Hill Country Living
Y’all, it’s Tuesday morning as I write this and I just watched The Science Project walk out the door of my house, folded up and carried by my kid. It disappeared into carpool where I will never see it again.
Watching that triboard leave my home is most definitely the happiest moment of my week. Now, I’ll say I do think both parents and kids learn something by doing these science projects. I bet they learn a little science but I imagine they mainly learn how not to kill each other when collaborating on a poster.
My kid, to his great credit, was really good about his project. He didn’t procrastinate at all and was kind of into it. Of course, he picked a project that involved hitting baseballs over and over again, which is basically what he’d be doing anyway so good on him for choosing “sports science.”
The point of this is that I think it’s important to remember that what we parents did this week working on our one or two (or three, but God bless you!) projects with our kids is what the teachers do everyday. Except with a whole classroom of kids.
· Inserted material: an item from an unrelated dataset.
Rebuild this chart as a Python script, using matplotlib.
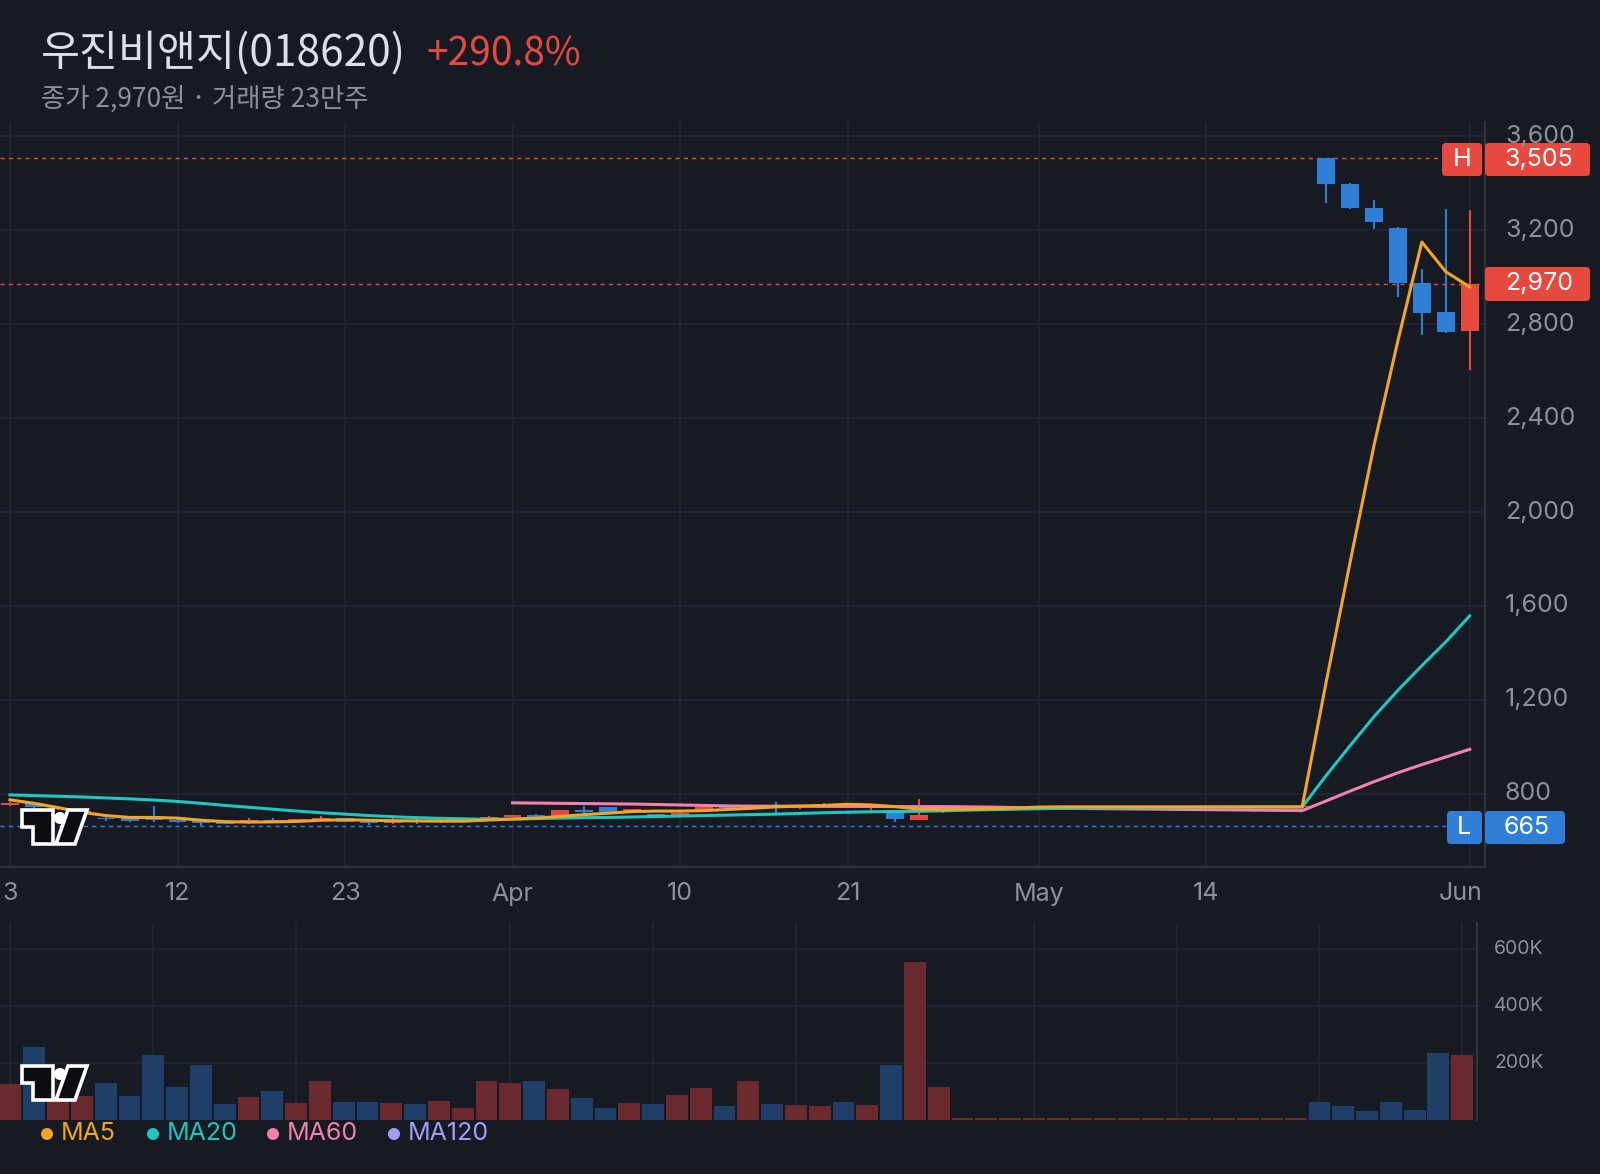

It’s still a Wagner Week and below is a letter to George from an Oxford friend who is about to get her teaching license. I swear, I have looked at that word every single way and it says nothing except “Mrs. Fat-face.” So, there’s that. I also like this woman because she decided to be a teacher, like, the day before. She also says phrases like “One of whom, I shall be which” and “Write me your summer places.” Goals.
My Dear George,
Ever since I returned from my little trip of three weeks I’ve been as busy as I could well be helping the Wrights get ready for Commencements ( I write this out in order that I may write you a long and interesting letter.)
Owing to your kindness I was permitted to once more to look upon the smiling face of Mrs. Fat-face.
By they way, the whole week will be in evidence now. Every thing and every body is rushing to come.
But you hadn’t heard about me, had you? There are more changes for me in the family. Don’t smile and say — at last! For it is not matrimony that has struck me, Oh no! I am going to teach in the public school here next year. Maria Harlow and I have decided to RAISE the standard for them, but when I consider the Co. Exam I guess I’ll level it. I never dreamed of such a thing until about a half day before the Board met. But I was elected and I go in for better or for worse. What on Earth will I do with my slang?
When are you coming back? Do come back and put your dinner in my tin bucket out to the summer school. Chancellor is expecting about a thousand to be in attendance — one of whom, I shall be which.
Write me your summer places. I shall not feel very comfortable until I’ve successfully passed the exam in July.
It has been so busy since Ive even thought about a school book.